The rest of the complex is typical of the bahī, a two storied building with open halls on the ground floor and lattice covered, overhanging balconies above. There is one peculiarity to the ground floor though. Along the southern side of the ground floor is a doorway leading back to a recessed shrine which houses the kwāpā-dya of the bahī, an image of Amitābha facing north. In addition to this image the shrine also contains images of Akṣobhya, Kṣetrapāla, two images of Mañjuśrī, Mahākāl, Hanūmān and Ajimā. In the paved courtyard are four caityas and a maṇḍala.

There is another entryway into the complex from the south, and over this doorway is a wooden toraṇa depicting the Nāmasaṃgīti. This doorway opens on to a park-like area containing three caityas and a well. Because of the well it is known as Tuñ Cok, and all water used at the bahī for ritual purposes must be taken from this well. One of the caityas is a stylized caitya with four large Buddhas figures. Three of the Buddhas are identical showing the varada mudrā with the right hand and gathering the garments with the left hand below the waist. The fourth Buddhas shows the abhaya mudrā with his right hand. All of the Buddhas are given striated garments. Pal dates this monument to the tenth or eleventh century.[i] Along the eastern wall of this area is a rest house where the main image of the bahī is set up on the full moon day of Phālgun. The enclosed are is the place where the Pradhāns of this bahī are given their caste initiation (keyta pūjā), and when the two dya-pālās of the main shrine are initiated (Barechuyegu) they must spend four days as bhikṣus staying in a rest house to the side.

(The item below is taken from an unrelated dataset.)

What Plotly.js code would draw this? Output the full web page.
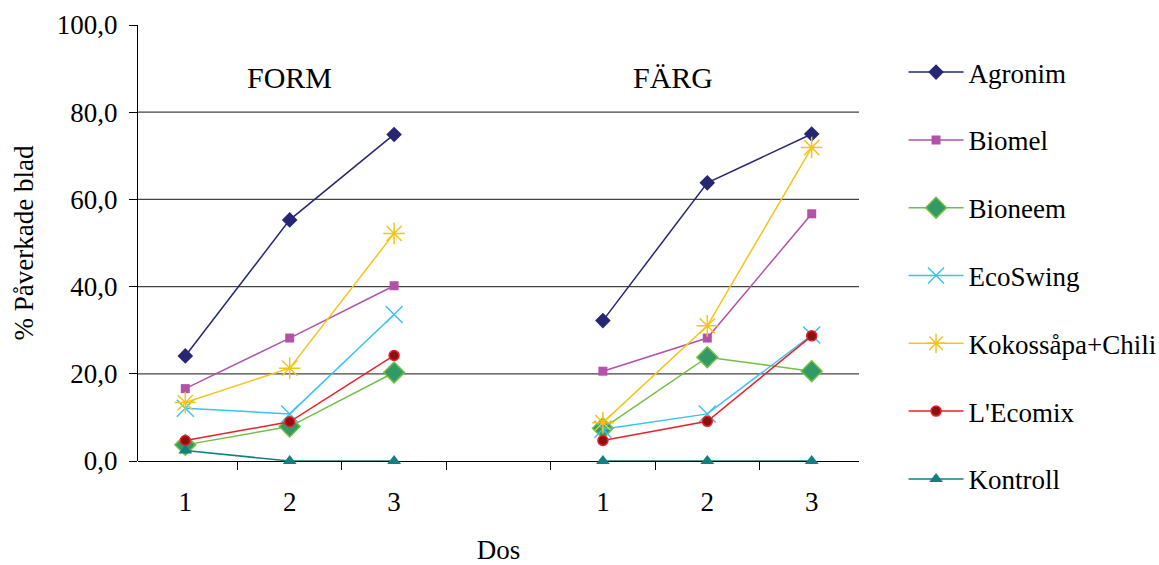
<!DOCTYPE html>
<html>
<head>
<meta charset="utf-8">
<script src="https://cdn.plot.ly/plotly-3.0.1.min.js"></script>
<style>
html,body{margin:0;padding:0;background:#fff;}
#chart{width:1159px;height:565px;}
</style>
</head>
<body>
<div id="chart"></div>
<script>
// Categories (7 slots: FORM doses, gap, FÄRG doses)
var categories = ["F1", "F2", "F3", "gap", "C1", "C2", "C3"];
var tickLabels = ["1", "2", "3", "", "1", "2", "3"];
var seriesNames = ["Agronim", "Biomel", "Bioneem", "EcoSwing", "Kokossåpa+Chili", "L'Ecomix", "Kontroll"];

// FORM values (dos 1,2,3)
var formAgronim = [24.1, 55.3, 74.9];
var formBiomel = [16.6, 28.2, 40.2];
var formBioneem = [3.7, 7.9, 20.3];
var formEcoSwing = [12.1, 10.8, 33.6];
var formKokos = [13.4, 21.3, 52.2];
var formEcomix = [4.7, 9.0, 24.2];
var formKontroll = [2.4, 0.0, 0.0];

// FÄRG values (dos 1,2,3)
var fargAgronim = [32.2, 63.8, 75.0];
var fargBiomel = [20.6, 28.2, 56.7];
var fargBioneem = [7.5, 23.8, 20.6];
var fargEcoSwing = [7.3, 10.8, 28.9];
var fargKokos = [8.8, 31.0, 71.9];
var fargEcomix = [4.7, 9.1, 28.7];
var fargKontroll = [0.0, 0.0, 0.0];

var gridValues = [20, 40, 60, 80];
var yTicks = [0, 20, 40, 60, 80, 100];
var groupTitles = ["FORM", "FÄRG"];

var formData = [formAgronim, formBiomel, formBioneem, formEcoSwing, formKokos, formEcomix, formKontroll];
var fargData = [fargAgronim, fargBiomel, fargBioneem, fargEcoSwing, fargKokos, fargEcomix, fargKontroll];

var styles = [
  {line: "#262673", marker: {symbol: "diamond", size: 12, color: "#262673"}},
  {line: "#b352a8", marker: {symbol: "square", size: 9, color: "#b352a8"}},
  {line: "#72bf44", marker: {symbol: "diamond", size: 16, color: "#339966", line: {color: "#72bf44", width: 1.5}}},
  {line: "#3bc3f0", marker: {symbol: "x-thin-open", size: 17, color: "#3bc3f0", line: {color: "#3bc3f0", width: 1.5}}},
  {line: "#f5c41c", marker: {symbol: "asterisk-open", size: 18, color: "#f5c41c", line: {color: "#f5c41c", width: 1.5}}},
  {line: "#e8212a", marker: {symbol: "circle", size: 10, color: "#8b1010", line: {color: "#e8212a", width: 1.5}}},
  {line: "#138080", marker: {symbol: "triangle-up", size: 12, color: "#138080"}}
];

var traces = seriesNames.map(function (name, i) {
  return {
    type: "scatter",
    mode: "lines+markers",
    name: name,
    legendgroup: name,
    x: categories,
    y: formData[i].concat([null], fargData[i]),
    connectgaps: false,
    line: {color: styles[i].line, width: 1.5},
    marker: styles[i].marker,
    cliponaxis: false
  };
});

var FONT = '"Liberation Serif", "Times New Roman", serif';
function f(size) { return {family: FONT, size: size, color: "#000"}; }

var shapes = gridValues.map(function (v) {
  return {type: "line", xref: "paper", yref: "y", x0: 0, x1: 1, y0: v, y1: v,
    line: {color: "#444", width: 1.2}, layer: "below"};
});

var annotations = [
  {text: groupTitles[0], xref: "x", yref: "y", x: categories[1], y: 88, showarrow: false,
   xanchor: "center", yanchor: "middle", font: f(30)},
  {text: groupTitles[1], xref: "paper", yref: "y", x: 0.742, y: 88, showarrow: false,
   xanchor: "center", yanchor: "middle", font: f(30)}
];

var layout = {
  width: 1159,
  height: 565,
  margin: {l: 138, r: 300, t: 25, b: 104, autoexpand: false},
  paper_bgcolor: "#fff",
  plot_bgcolor: "#fff",
  separators: ",.",
  font: f(27),
  showlegend: true,
  legend: {
    xref: "container", yref: "container",
    x: 0.7796, y: 0.915, xanchor: "left", yanchor: "top",
    font: f(27),
    itemwidth: 55,
    tracegroupgap: 29.7,
    maxheight: 565,
    bgcolor: "rgba(0,0,0,0)"
  },
  xaxis: {
    type: "category",
    categoryorder: "array",
    categoryarray: categories,
    tickvals: categories,
    ticktext: tickLabels,
    tickson: "boundaries",
    ticks: "outside",
    ticklen: 8,
    tickcolor: "#000",
    showgrid: false,
    zeroline: false,
    showline: false,
    ticklabelstandoff: 22,
    title: {text: "Dos", font: f(27), standoff: 36},
    tickfont: f(27),
    fixedrange: true
  },
  yaxis: {
    range: [0, 100],
    tickvals: yTicks,
    tickformat: ".1f",
    ticks: "outside",
    ticklen: 8,
    tickcolor: "#000",
    showline: true,
    linecolor: "#000",
    linewidth: 1,
    showgrid: false,
    zeroline: true,
    zerolinecolor: "#000",
    zerolinewidth: 1,
    ticklabelstandoff: 6,
    title: {text: "% Påverkade blad", font: f(27), standoff: 15},
    tickfont: f(27),
    fixedrange: true
  },
  shapes: shapes,
  annotations: annotations
};

Plotly.newPlot("chart", traces, layout, {staticPlot: true, displayModeBar: false});
</script>
</body>
</html>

North of the main bahī structure is a second complex which was evidently also a similar bahī structure. All that remains now are the eastern and northern wings of the buildings. At the western end of the north arm is a typical Nepalese three-storied temple which is the official temple of the Kwā Bāhā Kumārī who is worshipped at the bahī four times a year. The temple has no other image and, unless the Kumārī is in residence, is empty. At the present time, however, the Kumārī is usually worshipped not in this shrine but in the āgaṃ on the first floor of Thaṃ Bahī proper. South of this second compound is another enclosed, grassy area with a plastered stūpa in the centre. This stūpa is the lineage deity of the Pradhāns attached to this bahī.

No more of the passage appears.